By building and operating a replica historical vessel, we are already directly contributing to the maritime heritage of the country.  Our presence in harbours and along the coast inevitably attracts attention and discourse and provides a positive contribution to the local tourist offer. We inform our passengers and those we casually meet in the harbour about the significance of the vessel and how it fits into the history of maritime transport.  But also how the life as a bargee impacted on the crew and their families.

Our cruises are generally an end in themselves rather than a means of travelling to visit various pre-determined destinations.  However, we do try to plan our itinerary to take in as many places and events of interest as possible.

We encourage our passengers to engage with the local cultures in the communities we visit. This might be musical or ceremonial, an art installation or gallery, a culinary speciality or traditional craft. In some cases, it could be a specific event such as supporting or participating in a historic Barge Match on the Thames or a Parade of Sail in Falmouth.

Actions for 2024

Policies are of little use if they sit on the shelf.  They need to be integrated into the daily activity of our business and their effectiveness needs to be evaluated against appropriate benchmarks. These need to be progressive allowing continuous evolution and development.
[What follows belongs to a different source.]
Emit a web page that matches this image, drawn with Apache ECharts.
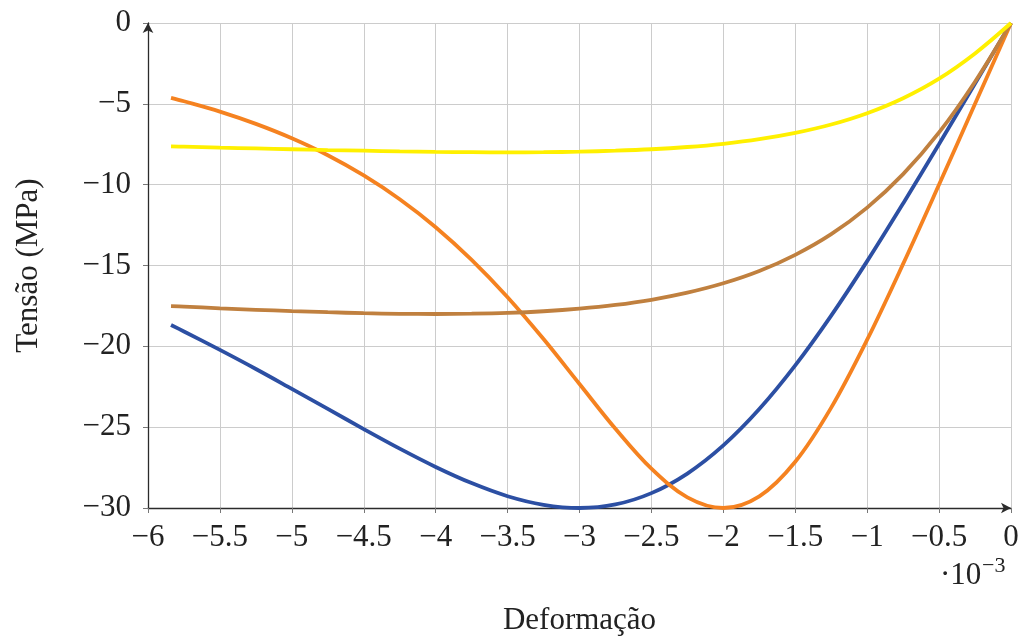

All of which needs to be achievable and viable.

in the past year we have fulfilled two of our commitments; the installation of sewage treatment plant and a heat pump system. In this second iteration of the RTP we have identified further areas for development.  We are mindful that our first responsibility is to maintain our financial viability in the face of the prevailing economic challenges.  As the business develops, we will implement a more structured development strategy.

  • Continue our on line advocacy of sustainable issues

  • Move banking to an ethical provider.

  • Review and develop solar/wind onboard generation.